Active Appearance Models work by creating a deformable model of appearance built by combining a point distribution model with a texture model using principal component analysis (PCA). Basically what that means you take a bunch of faces, located landmark points like the corners of eyes, apex of the chin, etc., create an average face and use PCA to statistically model the variations. Next you morph the faces together from their original landmark points to average face, and do a PCA on the pixel values. This creates a pixel-wise model of 'texture' which also models variations. With these two parts you have a thing that (with a good sampling of face) models most faces and emotions with about say 80 to 120 numbers and statistical ranges for those numbers.

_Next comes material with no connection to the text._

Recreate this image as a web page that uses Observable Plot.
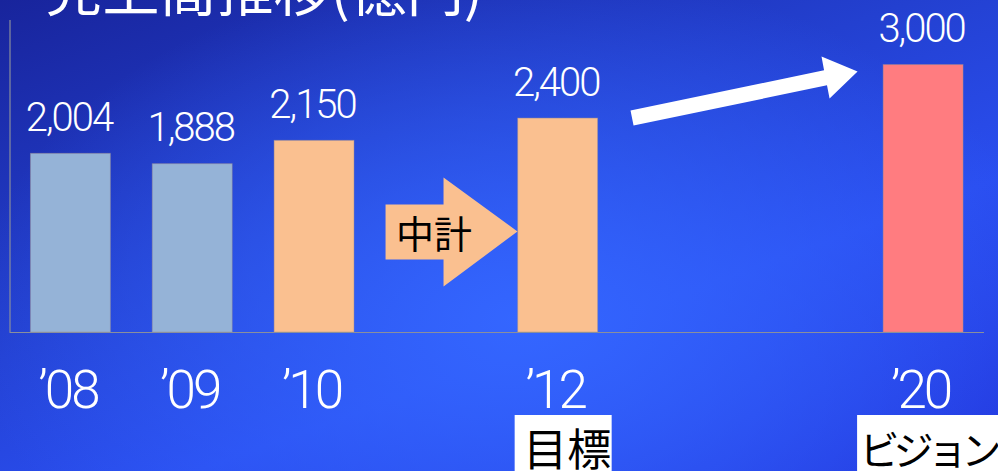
<!DOCTYPE html>
<html>
<head>
<meta charset="utf-8">
<script src="https://cdn.jsdelivr.net/npm/d3@7"></script>
<script src="https://cdn.jsdelivr.net/npm/@observablehq/plot@0.6"></script>
<style>
  html, body { margin: 0; padding: 0; }
  body {
    width: 998px; height: 471px; overflow: hidden;
    background:
      radial-gradient(ellipse 55% 75% at 52% 68%, rgba(52,102,255,1) 0%, rgba(52,102,255,0) 100%),
      linear-gradient(160deg, #18249c 0%, #2340d0 40%, #2a4ef0 65%, #2236de 100%);
  }
  #chart svg { display: block; }
</style>
</head>
<body>
<div id="chart"></div>
<script>
// ---- data ----
const title = "売上高推移(億円)";
const years = ["’08", "’09", "’10", "’12", "’20"];
const slots = [0, 1, 2, 4, 7];            // category slot on the horizontal axis (gaps for skipped years)
const sales = [2004, 1888, 2150, 2400, 3000];
const barColors = ["#95b3d7", "#95b3d7", "#fac090", "#fac090", "#ff7c80"];

// annotations (data units: slot, 億円)
const planArrowX = [2.583, 3.059, 3.059, 3.666, 3.059, 3.059, 2.583];
const planArrowY = [1436, 1436, 1739, 1133, 516, 819, 819];
const planLabel = "中計";
const planLabelPos = { x: 2.98, y: 1085 };
const visionArrowX = [4.594, 6.183, 6.162, 6.458, 6.228, 6.207, 4.619];
const visionArrowY = [2490, 2941, 3096, 2928, 2625, 2773, 2322];
const boxLabels = ["目標", "ビジョン"];

// ---- build ----
const bars = years.map((y, i) => ({ year: y, slot: slots[i], value: sales[i], color: barColors[i] }));
const planPoly = planArrowX.map((x, i) => ({ x, y: planArrowY[i] }));
const visionPoly = visionArrowX.map((x, i) => ({ x, y: visionArrowY[i] }));
const half = 0.328;
const jp = "'Noto Sans CJK JP', 'Noto Sans', sans-serif";
const num = "Roboto, 'Noto Sans CJK JP', sans-serif";

const chart = Plot.plot({
  width: 998,
  height: 471,
  marginTop: 20,
  marginBottom: 139,
  marginLeft: 9.5,
  marginRight: 14,
  style: { background: "transparent", fontFamily: jp, overflow: "visible" },
  x: { type: "linear", domain: [-0.5, 7.5], axis: null },
  y: { domain: [0, 3500], axis: null },
  marks: [
    Plot.rectY(bars, {
      x1: d => d.slot - half, x2: d => d.slot + half, y: "value",
      fill: "color", stroke: "#a09090", strokeOpacity: 0.45, strokeWidth: 1
    }),
    Plot.ruleX([-0.5], { stroke: "#8a8f9c", strokeWidth: 1.2 }),
    Plot.ruleY([0], { x1: -0.5, x2: 7.5, stroke: "#8a8f9c", strokeWidth: 1.2 }),
    Plot.text(bars, {
      x: "slot", y: "value", text: d => d3.format(",")(d.value),
      fill: "white", fontSize: 40, fontFamily: num, fontWeight: 300,
      lineAnchor: "bottom", dy: -23, dx: -2, textAnchor: "middle"
    }),
    Plot.axisX({
      ticks: slots, tickFormat: s => years[slots.indexOf(s)],
      tickSize: 0, tickPadding: 38, fontSize: 53, fontFamily: num, fontWeight: 300,
      dx: -3, color: "white", fill: "white", anchor: "bottom"
    }),
    // plan arrow
    Plot.line(planPoly, { x: "x", y: "y", fill: "#fac090", stroke: "none", curve: "linear-closed" }),
    Plot.text([planLabelPos], { x: "x", y: "y", text: () => planLabel, fill: "black", fontSize: 38, textAnchor: "middle" }),
    // vision arrow
    Plot.line(visionPoly, { x: "x", y: "y", fill: "white", stroke: "none", curve: "linear-closed" }),
    // label boxes under the plan/vision years
    Plot.rect([bars[3]], { x1: "slot", x2: "slot", y1: 0, y2: 0, fill: "white",
      insetLeft: -43, insetRight: -54, insetTop: 83, insetBottom: -150 }),
    Plot.text([bars[3]], { x: "slot", y: 0, text: () => boxLabels[0], fill: "black", fontSize: 44,
      textAnchor: "start", lineAnchor: "bottom", dx: -35, dy: 133 }),
    Plot.rect([bars[4]], { x1: "slot", x2: "slot", y1: 0, y2: 0, fill: "white",
      insetLeft: -66, insetRight: -120, insetTop: 83, insetBottom: -150 }),
    Plot.text([bars[4]], { x: "slot", y: 0, text: () => boxLabels[1], fill: "black", fontSize: 40,
      textAnchor: "start", lineAnchor: "bottom", dx: -64, dy: 132 }),
    // title (top part runs off the top of the picture)
    Plot.text([title], { frameAnchor: "top-left", text: d => d, fill: "white", fontSize: 57,
      textAnchor: "start", lineAnchor: "bottom", dx: 35.5, dy: -10 })
  ]
});
// tighten letter spacing to match the narrow original typeface
d3.select(chart).selectAll("text").each(function () {
  const t = this.textContent;
  if (/^\d,\d{3}$/.test(t)) this.setAttribute("letter-spacing", "-2");
  else if (t.startsWith("’")) this.setAttribute("letter-spacing", "-3");
  else if (t === boxLabels[1]) this.setAttribute("letter-spacing", "-6");
});
document.getElementById("chart").appendChild(chart);
</script>
</body>
</html>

So how do you use this to track faces? Well you use gradient decent to optimize the appearance of the face to image by adjusting those 80-120 values, x, y, scale, rotation until the pixel difference is close to zero. The trick is the gradients are approximated by precomputed derivative images, but this only works if the model is initialized on top of the original face. You can see in the video, he used Viola-Jones (the green squares) to locate the face and then dropped the AAM on top of it. He's only showing the landmark points and not the texture model.
I did my dissertation on this almost a decade ago for tracking MRs of hearts, even back then it was pretty fast. What's interesting is not only can the model identify, but you can also reconstruct synthetic images of faces, and the model parameters could be used for identifying a person, identifying an emotion, creating a synthetic face swapping another person's identity but keeping the same parameters for expression, etc. My own implementation reliably detected anomalies in beating hearts.
I really wanted to build a business around it back then, but it was in conflict with my advisor and university at the time.